Tens of thousands of Israelis in Tel Aviv and Jerusalem joined in a massive wave of protests against the regime on Saturday night.
They railed against prime minister Benjamin Netanyahu’s cabinet’s refusal to negotiate with the Palestinian resistance group to enable the release of the Israeli captives held in Gaza. After the main rally ended, a group of protesters remained on site, blocking the road by setting tyres ablaze.
Former Shin Bet chief Yuval Diskin slammed Netanyahu during his speech at the protest in Tel Aviv, denouncing him as ‘the worst and most failed prime minister’ in the history of the regime. He called for elections at the earliest possible opportunity.

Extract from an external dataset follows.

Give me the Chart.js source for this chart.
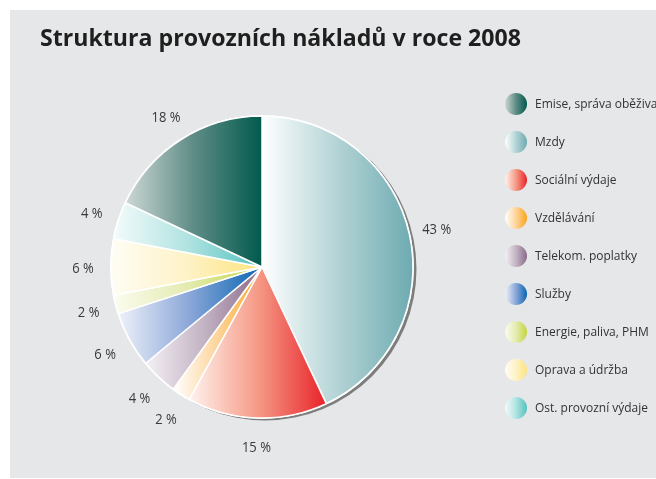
<!DOCTYPE html>
<html>
<head>
<meta charset="utf-8">
<script src="https://cdn.jsdelivr.net/npm/chart.js@4"></script>
<style>
  html, body { margin: 0; padding: 0; background: #fff; }
  canvas { display: block; }
</style>
</head>
<body>
<canvas id="c" width="656" height="479"></canvas>
<script>
const title = "Struktura provozních nákladů v roce 2008";
const categories = ["Emise, správa oběživa", "Mzdy", "Sociální výdaje", "Vzdělávání", "Telekom. poplatky", "Služby", "Energie, paliva, PHM", "Oprava a údržba", "Ost. provozní výdaje"];
// slice order on the pie, clockwise from 12 o'clock
const sliceOrder = [1, 2, 3, 4, 5, 6, 7, 8, 0];
const values = [18, 43, 15, 2, 4, 6, 2, 6, 4];
const labelsText = ["18 %", "43 %", "15 %", "2 %", "4 %", "6 %", "2 %", "6 %", "4 %"];
const colorsEnd = ["#005a4d", "#6dabb1", "#e8232a", "#f9a51b", "#8a6b8b", "#0866b3", "#c3d63c", "#fde47f", "#52c2bf"];
const colorsMid = ["#5f8c86", "#b3d3d5", "#f59a86", "#fdd49a", "#c3b3c4", "#8aa6d8", "#e3ebb0", "#fef2c6", "#b0e3e1"];
const colorsStart = ["#cdd8d5", "#ffffff", "#fff3ee", "#ffffff", "#f4f0f5", "#eef1fa", "#fbfcef", "#fffdf5", "#f3fbfb"];

const FONT = "'Open Sans', 'Roboto', sans-serif";

const pieLabels = sliceOrder.map(i => categories[i]);
const pieValues = sliceOrder.map(i => values[i]);
const pieText = sliceOrder.map(i => labelsText[i]);
const pieEnd = sliceOrder.map(i => colorsEnd[i]);
const pieMid = sliceOrder.map(i => colorsMid[i]);
const pieStart = sliceOrder.map(i => colorsStart[i]);

function narrowText(ctx, text, x, y, sx, align) {
  ctx.save();
  const w = ctx.measureText(text).width * sx;
  let x0 = x;
  if (align === 'center') x0 = x - w / 2;
  ctx.translate(x0, y);
  ctx.scale(sx, 1);
  ctx.textAlign = 'left';
  ctx.fillText(text, 0, 0);
  ctx.restore();
}

const deco = {
  id: 'deco',
  beforeDraw(chart) {
    const ctx = chart.ctx;
    ctx.save();
    ctx.fillStyle = '#ffffff';
    ctx.fillRect(0, 0, chart.width, chart.height);
    ctx.fillStyle = '#e6e7e8';
    ctx.fillRect(10, 10, chart.width - 10, 468);
    ctx.fillStyle = '#1f1f1f';
    ctx.font = "bold 23px 'Open Sans', 'Liberation Sans', sans-serif";
    ctx.textBaseline = 'alphabetic';
    ctx.textAlign = 'left';
    const w = ctx.measureText(title).width;
    const target = 481;
    ctx.translate(40, 46);
    ctx.scale(target / w, 1);
    ctx.fillText(title, 0, 0);
    ctx.restore();
  },
  beforeDatasetsDraw(chart) {
    const ctx = chart.ctx;
    const meta = chart.getDatasetMeta(0);
    const arcs = meta.data;
    if (!arcs.length) return;
    const a0 = arcs[0];
    const cx = a0.x, cy = a0.y, r = a0.outerRadius;
    ctx.save();
    ctx.fillStyle = '#7d7d7d';
    ctx.beginPath();
    ctx.arc(cx + 3, cy + 2, r + 0.5, 0, Math.PI * 2);
    ctx.fill();
    ctx.fillStyle = '#ffffff';
    ctx.beginPath();
    ctx.arc(cx, cy, r + 1, 0, Math.PI * 2);
    ctx.fill();
    ctx.restore();
    arcs.forEach((arc, i) => {
      const s = arc.startAngle, e = arc.endAngle;
      const xs = [arc.x, arc.x + r * Math.cos(s), arc.x + r * Math.cos(e)];
      for (let k = -3; k <= 5; k++) {
        const a = k * Math.PI;
        if (a > s && a < e) xs.push(arc.x + r * Math.cos(a));
      }
      const x0 = Math.min(...xs), x1 = Math.max(...xs);
      const g = ctx.createLinearGradient(x0, 0, x1, 0);
      g.addColorStop(0, pieStart[i]);
      g.addColorStop(0.5, pieMid[i]);
      g.addColorStop(1, pieEnd[i]);
      arc.options.backgroundColor = g;
    });
  },
  afterDatasetsDraw(chart) {
    const ctx = chart.ctx;
    const meta = chart.getDatasetMeta(0);
    ctx.save();
    ctx.fillStyle = '#3a3a3a';
    ctx.textBaseline = 'middle';
    ctx.font = "14px " + FONT;
    const sl = 29 / ctx.measureText("43 %").width;
    meta.data.forEach((arc, i) => {
      const m = (arc.startAngle + arc.endAngle) / 2;
      const rr = arc.outerRadius + 28;
      narrowText(ctx, pieText[i], arc.x + rr * Math.cos(m), arc.y + rr * Math.sin(m) + 2, sl, 'center');
    });
    // legend
    ctx.font = "13.5px " + FONT;
    const sx = 113 / ctx.measureText("Ost. provozní výdaje").width;
    categories.forEach((name, i) => {
      const lx = 516, ly = 104 + 38 * i, lr = 11;
      const g = ctx.createLinearGradient(lx - lr, 0, lx + lr, 0);
      g.addColorStop(0, colorsStart[i]);
      g.addColorStop(0.5, colorsMid[i]);
      g.addColorStop(1, colorsEnd[i]);
      ctx.fillStyle = g;
      ctx.beginPath();
      ctx.arc(lx, ly, lr, 0, Math.PI * 2);
      ctx.fill();
      ctx.fillStyle = '#333333';
      narrowText(ctx, name, 535, ly, sx, 'left');
    });
    ctx.restore();
  }
};

new Chart(document.getElementById('c'), {
  type: 'pie',
  data: {
    labels: pieLabels,
    datasets: [{
      data: pieValues,
      backgroundColor: pieEnd,
      borderColor: '#ffffff',
      borderWidth: 1.5
    }]
  },
  options: {
    responsive: false,
    animation: false,
    radius: 151,
    layout: { padding: { left: 111, top: 116, right: 243, bottom: 61 } },
    plugins: {
      legend: { display: false },
      tooltip: { enabled: false },
      title: { display: false }
    }
  },
  plugins: [deco]
});
</script>
</body>
</html>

In Jerusalem, thousands demonstrated outside the prime minister’s residence, voicing their support for a captive-prisoner exchange agreement and denouncing the war on Gaza. The protests have been held every week since October 7th when Israel launched its genocidal war against Gaza with settlers voicing their dissatisfaction with the regime’s war management.
The family members of Israeli captives, in a statement during a press conference on Saturday, said that no prisoner swap deal with Palestinian factions in Gaza could be made unless Netanyahu is removed from the regime’s leadership.

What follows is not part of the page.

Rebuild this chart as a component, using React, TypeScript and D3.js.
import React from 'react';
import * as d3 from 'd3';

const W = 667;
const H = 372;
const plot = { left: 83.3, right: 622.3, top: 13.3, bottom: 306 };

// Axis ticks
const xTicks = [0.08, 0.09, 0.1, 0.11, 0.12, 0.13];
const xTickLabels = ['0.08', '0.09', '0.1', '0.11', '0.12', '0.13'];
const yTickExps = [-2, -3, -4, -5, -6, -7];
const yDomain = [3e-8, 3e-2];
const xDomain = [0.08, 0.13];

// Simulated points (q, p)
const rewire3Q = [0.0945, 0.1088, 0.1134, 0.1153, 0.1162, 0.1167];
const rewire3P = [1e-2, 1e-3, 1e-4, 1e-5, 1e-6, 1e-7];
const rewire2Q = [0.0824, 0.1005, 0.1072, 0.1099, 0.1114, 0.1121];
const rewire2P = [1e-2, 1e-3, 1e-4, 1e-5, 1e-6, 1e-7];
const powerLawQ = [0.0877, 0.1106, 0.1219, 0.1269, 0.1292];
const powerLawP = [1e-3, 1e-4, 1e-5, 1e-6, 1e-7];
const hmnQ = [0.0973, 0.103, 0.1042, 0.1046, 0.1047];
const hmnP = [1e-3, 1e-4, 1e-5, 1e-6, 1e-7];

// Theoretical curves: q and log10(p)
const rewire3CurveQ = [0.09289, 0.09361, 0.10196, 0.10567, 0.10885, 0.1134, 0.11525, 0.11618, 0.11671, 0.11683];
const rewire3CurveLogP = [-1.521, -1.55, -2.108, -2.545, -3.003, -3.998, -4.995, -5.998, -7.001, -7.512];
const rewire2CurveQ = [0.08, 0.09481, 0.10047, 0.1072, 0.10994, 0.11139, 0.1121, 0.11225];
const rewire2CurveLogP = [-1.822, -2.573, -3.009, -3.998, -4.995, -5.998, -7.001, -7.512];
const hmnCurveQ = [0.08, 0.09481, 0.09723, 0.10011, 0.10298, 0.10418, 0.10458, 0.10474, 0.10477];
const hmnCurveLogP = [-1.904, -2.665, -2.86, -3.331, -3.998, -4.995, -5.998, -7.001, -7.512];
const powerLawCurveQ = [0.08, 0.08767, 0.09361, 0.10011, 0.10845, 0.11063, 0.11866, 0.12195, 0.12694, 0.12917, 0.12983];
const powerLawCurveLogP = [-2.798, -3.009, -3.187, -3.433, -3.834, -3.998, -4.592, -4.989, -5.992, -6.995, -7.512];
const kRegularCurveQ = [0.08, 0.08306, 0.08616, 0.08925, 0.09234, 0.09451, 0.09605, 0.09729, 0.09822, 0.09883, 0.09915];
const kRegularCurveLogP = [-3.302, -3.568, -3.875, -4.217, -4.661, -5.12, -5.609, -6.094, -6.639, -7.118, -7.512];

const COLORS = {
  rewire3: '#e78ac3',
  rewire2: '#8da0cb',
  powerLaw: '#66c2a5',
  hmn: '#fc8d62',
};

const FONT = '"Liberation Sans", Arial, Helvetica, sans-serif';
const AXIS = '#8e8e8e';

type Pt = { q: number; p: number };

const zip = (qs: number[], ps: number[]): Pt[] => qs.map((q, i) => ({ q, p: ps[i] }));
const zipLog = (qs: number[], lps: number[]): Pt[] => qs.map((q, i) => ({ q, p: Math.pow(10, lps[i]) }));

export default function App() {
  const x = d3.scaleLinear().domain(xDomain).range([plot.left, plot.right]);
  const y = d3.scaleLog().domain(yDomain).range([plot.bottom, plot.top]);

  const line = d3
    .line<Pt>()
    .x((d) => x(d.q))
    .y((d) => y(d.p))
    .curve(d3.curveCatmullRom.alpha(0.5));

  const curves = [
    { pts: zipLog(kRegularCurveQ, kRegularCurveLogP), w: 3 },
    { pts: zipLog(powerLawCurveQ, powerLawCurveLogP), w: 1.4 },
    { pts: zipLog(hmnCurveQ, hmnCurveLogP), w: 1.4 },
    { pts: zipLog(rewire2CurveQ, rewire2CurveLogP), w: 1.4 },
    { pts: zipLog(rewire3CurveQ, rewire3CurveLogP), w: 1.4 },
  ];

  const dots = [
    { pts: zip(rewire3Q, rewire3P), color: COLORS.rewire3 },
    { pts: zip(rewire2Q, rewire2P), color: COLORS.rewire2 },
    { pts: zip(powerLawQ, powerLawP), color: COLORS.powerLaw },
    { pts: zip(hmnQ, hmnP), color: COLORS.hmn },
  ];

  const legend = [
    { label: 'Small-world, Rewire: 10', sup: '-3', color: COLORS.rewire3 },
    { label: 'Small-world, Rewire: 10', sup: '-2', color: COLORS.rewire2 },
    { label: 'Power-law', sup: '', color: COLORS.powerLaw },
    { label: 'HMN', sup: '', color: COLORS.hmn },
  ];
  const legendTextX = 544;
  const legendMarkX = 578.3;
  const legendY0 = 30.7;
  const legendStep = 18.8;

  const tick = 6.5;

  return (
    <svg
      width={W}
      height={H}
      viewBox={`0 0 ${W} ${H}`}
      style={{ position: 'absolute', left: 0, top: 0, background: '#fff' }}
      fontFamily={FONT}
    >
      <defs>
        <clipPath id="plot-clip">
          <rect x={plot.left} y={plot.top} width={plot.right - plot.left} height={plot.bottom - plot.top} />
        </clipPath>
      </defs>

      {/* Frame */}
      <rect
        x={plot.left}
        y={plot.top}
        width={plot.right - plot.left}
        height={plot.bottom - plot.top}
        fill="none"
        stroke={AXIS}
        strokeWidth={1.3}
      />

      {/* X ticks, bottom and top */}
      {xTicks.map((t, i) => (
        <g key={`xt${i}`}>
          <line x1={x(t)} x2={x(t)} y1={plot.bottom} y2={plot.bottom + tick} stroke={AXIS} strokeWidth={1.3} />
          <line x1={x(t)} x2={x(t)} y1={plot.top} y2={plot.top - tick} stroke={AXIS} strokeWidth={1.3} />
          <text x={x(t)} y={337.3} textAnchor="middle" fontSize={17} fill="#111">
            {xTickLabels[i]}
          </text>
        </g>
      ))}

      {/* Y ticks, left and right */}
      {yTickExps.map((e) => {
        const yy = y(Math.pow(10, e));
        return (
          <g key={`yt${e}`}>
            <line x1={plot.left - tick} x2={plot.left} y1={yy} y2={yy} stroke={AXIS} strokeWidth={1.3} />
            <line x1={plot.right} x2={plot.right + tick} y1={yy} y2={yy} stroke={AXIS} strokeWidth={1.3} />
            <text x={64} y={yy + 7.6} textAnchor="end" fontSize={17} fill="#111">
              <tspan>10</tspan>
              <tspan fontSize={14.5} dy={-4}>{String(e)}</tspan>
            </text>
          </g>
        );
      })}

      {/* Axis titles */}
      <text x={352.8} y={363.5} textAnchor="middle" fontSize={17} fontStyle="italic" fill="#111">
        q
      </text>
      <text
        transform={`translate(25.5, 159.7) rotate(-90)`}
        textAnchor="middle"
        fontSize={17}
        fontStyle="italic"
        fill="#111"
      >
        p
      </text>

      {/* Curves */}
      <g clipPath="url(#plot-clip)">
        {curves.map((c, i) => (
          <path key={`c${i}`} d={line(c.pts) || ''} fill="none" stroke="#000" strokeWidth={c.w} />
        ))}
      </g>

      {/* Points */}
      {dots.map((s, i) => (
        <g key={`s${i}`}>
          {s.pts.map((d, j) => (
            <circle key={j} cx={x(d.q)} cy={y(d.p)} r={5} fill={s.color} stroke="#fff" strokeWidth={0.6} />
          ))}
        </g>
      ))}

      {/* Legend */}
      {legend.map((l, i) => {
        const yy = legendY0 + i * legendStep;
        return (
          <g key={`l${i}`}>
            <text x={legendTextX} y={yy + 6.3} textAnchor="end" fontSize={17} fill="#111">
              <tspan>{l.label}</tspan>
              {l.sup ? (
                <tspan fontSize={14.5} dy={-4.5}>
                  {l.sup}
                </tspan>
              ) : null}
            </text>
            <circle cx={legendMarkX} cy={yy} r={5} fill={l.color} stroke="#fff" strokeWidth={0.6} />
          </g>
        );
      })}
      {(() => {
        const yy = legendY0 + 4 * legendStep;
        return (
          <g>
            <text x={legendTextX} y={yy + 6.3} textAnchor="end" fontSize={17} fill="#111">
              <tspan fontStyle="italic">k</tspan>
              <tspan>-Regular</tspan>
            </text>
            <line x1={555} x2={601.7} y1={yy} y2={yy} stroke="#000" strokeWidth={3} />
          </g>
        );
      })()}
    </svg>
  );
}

Also in Jerusalem, protesters led by the families of Israeli captives spearheaded a protest demanding swift action, early elections, and slamming Netanyahu’s administration for neglecting towns located north of the occupied territories amid Hezbollah’s counter-attacks.
The White House is now reportedly worried that Israeli premier Netanyahu could use his upcoming speech to the US Congress to publicly criticise President Joe Biden and his administration’s response to Israel’s war on Gaza, just months ahead of the US election.

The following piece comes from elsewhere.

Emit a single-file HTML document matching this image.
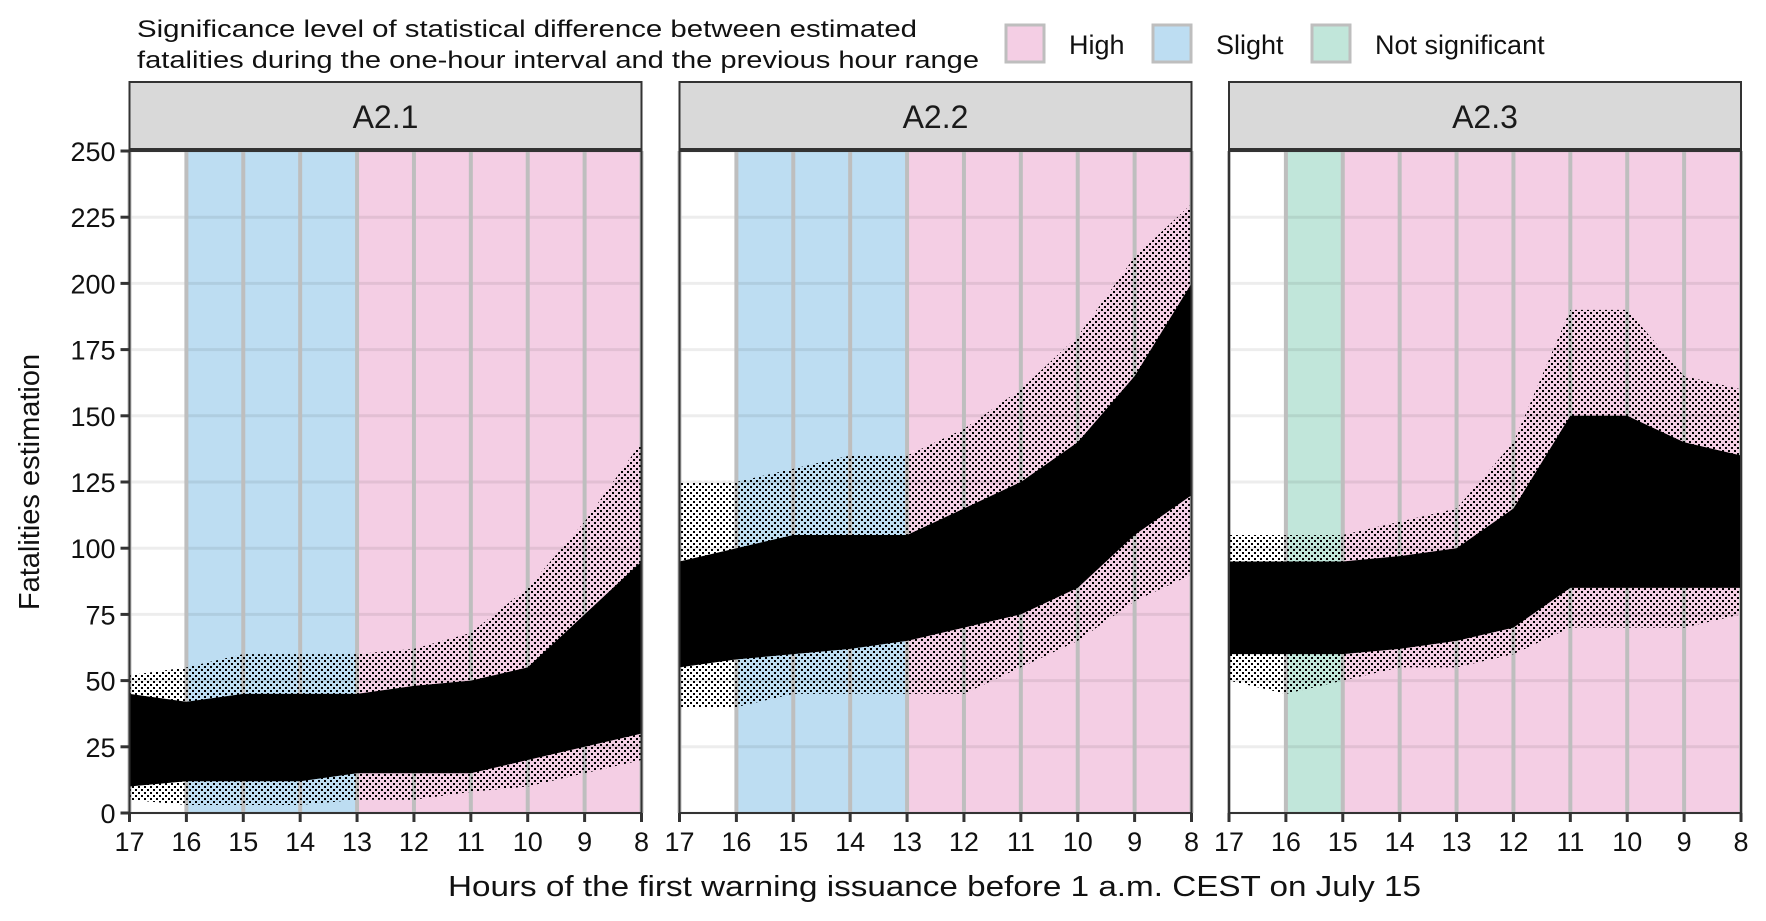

The digital newspaper Politico cited an unnamed US official as saying on Saturday that Netanyahu is set to address a joint session of Congress next month and ‘no one knows what he’s going to say.’
The report came after the Israeli premier last week posted a video taking Washington to task for allegedly ‘withholding weapons and ammunition to Israel’ for several months amid the Gaza war, calling it ‘inconceivable’. Another senior official was quoted by Politico as saying that the latest criticism ‘was not helpful at all’, and Netanyahu ‘could make it far worse up there in front of Congress.’
The report added that Netanyahu’s speech, due on July 24, could create a ‘diplomatically complicated and politically dicey spectacle for a president running for re-election.’
The American news website Axios also said while US officials have publicly stated that they ‘do not know what (Netanyahu) is talking about,’ privately, Biden’s team is reportedly ‘angry and shocked’ at Netanyahu’s ‘ingratitude,’ with some officials describing him as ‘unhinged’.
US Senator Bernie Sanders says Israeli PM Benjamin Netanyahu is a ‘war criminal’ who should not be given an invitation to address the lawmakers from both main parties at the US Congress.
Washington has provided Tel Aviv with untrammelled support in military logistics, intelligence, and finance since the occupying regime launched its barbaric aggression on Gaza in October last year.
The Biden administration paused the delivery of 3,500 bombs to Israel in early May amid widespread calls for it to scale back its onslaught on the densely populated city of Rafah in southern Gaza. However, despite Biden’s public warnings that he would halt arms shipments, the US kept the majority of other weapons and ammunition flowing.
The Israeli regime has killed at least 37,551 people in Gaza since it launched its US-backed genocidal war on the territory on October 7th, 2023, the Palestinian Health Ministry said on Saturday. The ministry added that 85,911 people had also been wounded in Gaza since then.
Both the Biden regime and its Netanyahu offshoot are in a desperate and worsening crisis, while the UK is set for regime change in a few weeks – as is France.
Currently, the Israeli occupying entity has imposed a ‘complete siege’ on the territory, cutting off fuel, electricity, food and water to the more than two million Palestinians living there.
It is now high time for the US, EU and UK trade unions to call general strike actions to bring down the Biden and Macron governments and to clear the way to bring in workers’ governments and socialism, depositing capitalism where it belongs, into the dustbin of history.